*SHORT PROBLEM*. Print the lines that start the entries and continue through the one holding "-14.4], [-0.43, -14.1]];", please, exactly and with the pictures omitted.

[Entries with chart source code]

***

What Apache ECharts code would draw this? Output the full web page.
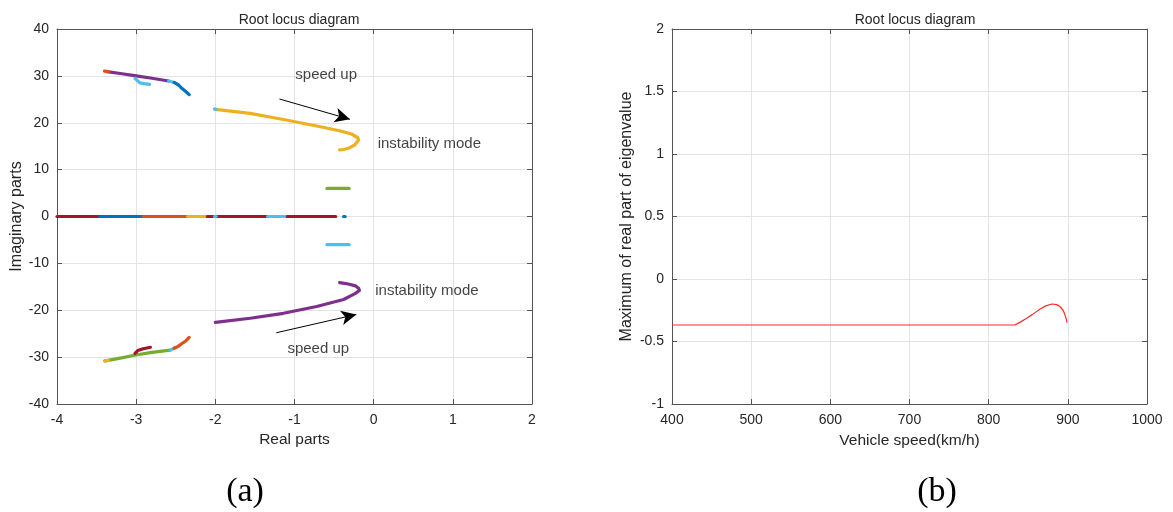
<!DOCTYPE html>
<html>
<head>
<meta charset="utf-8">
<script src="https://cdn.jsdelivr.net/npm/echarts@6/dist/echarts.min.js"></script>
<style>html,body{margin:0;padding:0;background:#fff;}#c{width:1173px;height:512px;}</style>
</head>
<body>
<div id="c"></div>
<script>
// ---------- Data: panel (a) root locus ----------
const xTicksA = [-4, -3, -2, -1, 0, 1, 2];
const yTicksA = [-40, -30, -20, -10, 0, 10, 20, 30, 40];

const topOrangeTip = [[-3.40, 31.0], [-3.35, 30.9]];
const topPurple = [[-3.37, 30.9], [-3.2, 30.5], [-3.0, 30.0], [-2.8, 29.5], [-2.59, 28.9]];
const topGreenBit = [[-2.59, 28.9], [-2.52, 28.6]];
const topBlue = [[-2.52, 28.6], [-2.46, 28.0], [-2.42, 27.3], [-2.37, 26.6], [-2.33, 26.0]];
const topLightBlueHook = [[-3.015, 29.5], [-2.98, 28.9], [-2.95, 28.5], [-2.9, 28.35], [-2.83, 28.2]];

const upperYellow = [[-2.0, 22.87], [-1.56, 22.0], [-1.14, 20.7], [-0.72, 19.3], [-0.43, 18.3],
  [-0.28, 17.6], [-0.2, 16.8], [-0.19, 16.3], [-0.24, 15.25], [-0.32, 14.55], [-0.38, 14.3], [-0.43, 14.2]];
const upperYellowStartDot = [[-2.01, 22.9], [-1.99, 22.87]];

const lowerPurple = [[-2.0, -22.6], [-1.56, -21.7], [-1.14, -20.65], [-0.72, -19.2], [-0.38, -17.7],
  [-0.23, -16.4], [-0.18, -15.8], [-0.19, -15.3], [-0.23, -14.8], [-0.32, -14.4], [-0.43, -14.1]];

const bottomYellowTip = [[-3.40, -30.8], [-3.35, -30.7]];
const bottomGreen = [[-3.39, -30.8], [-3.2, -30.2], [-2.99, -29.5], [-2.8, -29.0], [-2.57, -28.5]];
const bottomBlueBit = [[-2.57, -28.5], [-2.52, -28.1]];
const bottomOrange = [[-2.52, -28.1], [-2.47, -27.7], [-2.43, -27.2], [-2.37, -26.5], [-2.33, -25.8]];
const bottomDarkRedHook = [[-3.015, -29.2], [-2.98, -28.6], [-2.93, -28.3], [-2.88, -28.1], [-2.82, -27.9]];

const greenPlusSix = [[-0.59, 6.0], [-0.31, 6.0]];
const lightBlueMinusSix = [[-0.59, -6.0], [-0.31, -6.0]];

const realDarkRed1 = [[-4.0, 0], [-3.46, 0]];
const realBlue1 = [[-3.46, 0], [-2.91, 0]];
const realOrange = [[-2.91, 0], [-2.35, 0]];
const realYellow = [[-2.35, 0], [-2.10, 0]];
const realDarkRed2 = [[-2.10, 0], [-1.34, 0]];
const realLightBlueDot = [[-2.01, 0], [-1.99, 0]];
const realLightBlue = [[-1.34, 0], [-1.09, 0]];
const realDarkRed3 = [[-1.09, 0], [-0.48, 0]];
const realBlueDot = [[-0.38, 0], [-0.36, 0]];

// ---------- Data: panel (b) max real part vs speed ----------
const xTicksB = [400, 500, 600, 700, 800, 900, 1000];
const yTicksB = [-1, -0.5, 0, 0.5, 1, 1.5, 2];
const speeds = [400, 500, 600, 700, 800, 833, 840, 848, 855, 865, 872, 880, 886, 890, 894, 896, 898, 899];
const maxReal = [-0.368, -0.368, -0.368, -0.368, -0.368, -0.368, -0.345, -0.314, -0.285, -0.24, -0.215, -0.2, -0.205, -0.22, -0.25, -0.28, -0.32, -0.35];

// MATLAB default colour order
const C = {blue:'#0072BD', orange:'#D95319', yellow:'#EDB120', purple:'#7E2F8E', green:'#77AC30', lblue:'#4DBEEE', dred:'#A2142F'};

const segmentsA = [
  [realDarkRed1, C.dred], [realBlue1, C.blue], [realOrange, C.orange], [realYellow, C.yellow],
  [realDarkRed2, C.dred], [realLightBlueDot, C.lblue], [realLightBlue, C.lblue], [realDarkRed3, C.dred], [realBlueDot, C.blue],
  [greenPlusSix, C.green], [lightBlueMinusSix, C.lblue],
  [topPurple, C.purple], [topOrangeTip, C.orange], [topGreenBit, C.lblue], [topBlue, C.blue], [topLightBlueHook, C.lblue],
  [upperYellow, C.yellow], [upperYellowStartDot, C.lblue],
  [lowerPurple, C.purple],
  [bottomGreen, C.green], [bottomYellowTip, C.yellow], [bottomBlueBit, C.lblue], [bottomOrange, C.orange], [bottomDarkRedHook, C.dred]
];

const txt = '#262626';
const font = 'Liberation Sans, Arial, Helvetica, sans-serif';

function mkAxes(xmin, xmax, xint, ymin, ymax, yint, xname, yname, xnameGap, ynameGap) {
  const common = {
    type: 'value',
    axisLine: {show: true, onZero: false, lineStyle: {color: '#555', width: 1}},
    axisTick: {show: true, inside: true, length: 5, lineStyle: {color: '#555'}},
    splitLine: {show: true, lineStyle: {color: '#e3e3e3', width: 1}},
    axisLabel: {color: txt, fontSize: 14, fontFamily: font, formatter: v => String(v)},
  };
  const xs = [
    Object.assign({}, common, {min: xmin, max: xmax, interval: xint, position: 'bottom',
      name: xname, nameLocation: 'middle', nameGap: xnameGap,
      nameTextStyle: {color: txt, fontSize: 15.5, fontFamily: font},
      axisLabel: Object.assign({}, common.axisLabel, {margin: 9})}),
    Object.assign({}, common, {min: xmin, max: xmax, interval: xint, position: 'top',
      axisLabel: {show: false}, splitLine: {show: false}})
  ];
  const ys = [
    Object.assign({}, common, {min: ymin, max: ymax, interval: yint, position: 'left',
      name: yname, nameLocation: 'middle', nameGap: ynameGap, nameRotate: 90,
      nameTextStyle: {color: txt, fontSize: 16, fontFamily: font},
      axisLabel: Object.assign({}, common.axisLabel, {margin: 8})}),
    Object.assign({}, common, {min: ymin, max: ymax, interval: yint, position: 'right',
      axisLabel: {show: false}, splitLine: {show: false}})
  ];
  return {xs, ys};
}

const a = mkAxes(-4, 2, 1, -40, 40, 10, 'Real parts', 'Imaginary parts', 26, 32);
const b = mkAxes(400, 1000, 100, -1, 2, 0.5, 'Vehicle speed(km/h)', 'Maximum of real part of eigenvalue', 29, 37);

const series = [];
segmentsA.forEach(([d, col]) => {
  series.push({type: 'line', xAxisIndex: 0, yAxisIndex: 0, data: d, showSymbol: false, silent: true,
    lineStyle: {color: col, width: 3.2, cap: 'round', join: 'round'}, animation: false});
});

// Annotations in panel (a)
series.push({
  type: 'scatter', xAxisIndex: 0, yAxisIndex: 0, symbolSize: 0, animation: false, silent: true,
  data: [
    {value: [-0.60, 30.2], label: {show: true, formatter: 'speed up', position: 'inside'}},
    {value: [0.05, 15.5], label: {show: true, formatter: 'instability mode', position: 'right', distance: 0}},
    {value: [0.02, -15.9], label: {show: true, formatter: 'instability mode', position: 'right', distance: 0}},
    {value: [-0.70, -28.3], label: {show: true, formatter: 'speed up', position: 'inside'}}
  ],
  label: {color: '#111', fontSize: 15, fontFamily: font},
  markLine: {
    silent: true, animation: false,
    symbol: ['none', 'arrow'], symbolSize: [11, 15],
    lineStyle: {color: '#000', width: 1, type: 'solid'},
    label: {show: false},
    data: [
      [{coord: [-1.19, 25.07]}, {coord: [-0.30, 20.74]}],
      [{coord: [-1.23, -24.8]}, {coord: [-0.22, -20.9]}]
    ]
  }
});

series.push({type: 'line', xAxisIndex: 2, yAxisIndex: 2, data: speeds.map((s, i) => [s, maxReal[i]]),
  showSymbol: false, silent: true, animation: false, lineStyle: {color: '#ff2a2a', width: 1.2}});

const chart = echarts.init(document.getElementById('c'), null, {renderer: 'canvas'});
chart.setOption({
  backgroundColor: '#fff',
  animation: false,
  title: [
    {text: 'Root locus diagram', left: 294, top: 8, textAlign: 'center',
      textStyle: {color: txt, fontSize: 14, fontWeight: 'normal', fontFamily: font}},
    {text: 'Root locus diagram', left: 910, top: 8, textAlign: 'center',
      textStyle: {color: txt, fontSize: 14, fontWeight: 'normal', fontFamily: font}}
  ],
  grid: [
    {left: 57, top: 29, width: 475, height: 375, containLabel: false},
    {left: 672, top: 29, width: 475, height: 375, containLabel: false}
  ],
  xAxis: [a.xs[0], a.xs[1], b.xs[0], b.xs[1]].map((ax, i) => Object.assign(ax, {gridIndex: i < 2 ? 0 : 1})),
  yAxis: [a.ys[0], a.ys[1], b.ys[0], b.ys[1]].map((ax, i) => Object.assign(ax, {gridIndex: i < 2 ? 0 : 1})),
  graphic: [
    {type: 'text', x: 245, y: 492, style: {text: '(a)', fontSize: 34, fontFamily: 'Liberation Serif, Times New Roman, serif', fill: '#000', align: 'center', verticalAlign: 'middle'}},
    {type: 'text', x: 937, y: 492, style: {text: '(b)', fontSize: 34, fontFamily: 'Liberation Serif, Times New Roman, serif', fill: '#000', align: 'center', verticalAlign: 'middle'}}
  ],
  series: series
});
</script>
</body>
</html>
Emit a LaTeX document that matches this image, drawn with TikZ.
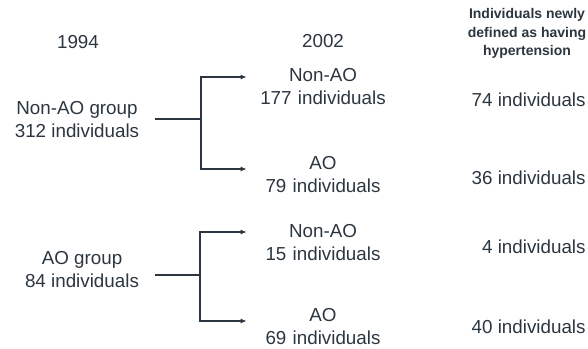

***

*COMPLETED EXERCISE*.
What Apache ECharts code would draw this? Output the full web page.
<!DOCTYPE html>
<html>
<head>
<meta charset="utf-8">
<script src="https://cdn.jsdelivr.net/npm/echarts@6/dist/echarts.min.js"></script>
<style>html,body{margin:0;padding:0;background:#fff;}#c{width:1173px;height:512px;}</style>
</head>
<body>
<div id="c"></div>
<script>
// ---------- Data: panel (a) root locus ----------
const xTicksA = [-4, -3, -2, -1, 0, 1, 2];
const yTicksA = [-40, -30, -20, -10, 0, 10, 20, 30, 40];

const topOrangeTip = [[-3.40, 31.0], [-3.35, 30.9]];
const topPurple = [[-3.37, 30.9], [-3.2, 30.5], [-3.0, 30.0], [-2.8, 29.5], [-2.59, 28.9]];
const topGreenBit = [[-2.59, 28.9], [-2.52, 28.6]];
const topBlue = [[-2.52, 28.6], [-2.46, 28.0], [-2.42, 27.3], [-2.37, 26.6], [-2.33, 26.0]];
const topLightBlueHook = [[-3.015, 29.5], [-2.98, 28.9], [-2.95, 28.5], [-2.9, 28.35], [-2.83, 28.2]];

const upperYellow = [[-2.0, 22.87], [-1.56, 22.0], [-1.14, 20.7], [-0.72, 19.3], [-0.43, 18.3],
  [-0.28, 17.6], [-0.2, 16.8], [-0.19, 16.3], [-0.24, 15.25], [-0.32, 14.55], [-0.38, 14.3], [-0.43, 14.2]];
const upperYellowStartDot = [[-2.01, 22.9], [-1.99, 22.87]];

const lowerPurple = [[-2.0, -22.6], [-1.56, -21.7], [-1.14, -20.65], [-0.72, -19.2], [-0.38, -17.7],
  [-0.23, -16.4], [-0.18, -15.8], [-0.19, -15.3], [-0.23, -14.8], [-0.32, -14.4], [-0.43, -14.1]];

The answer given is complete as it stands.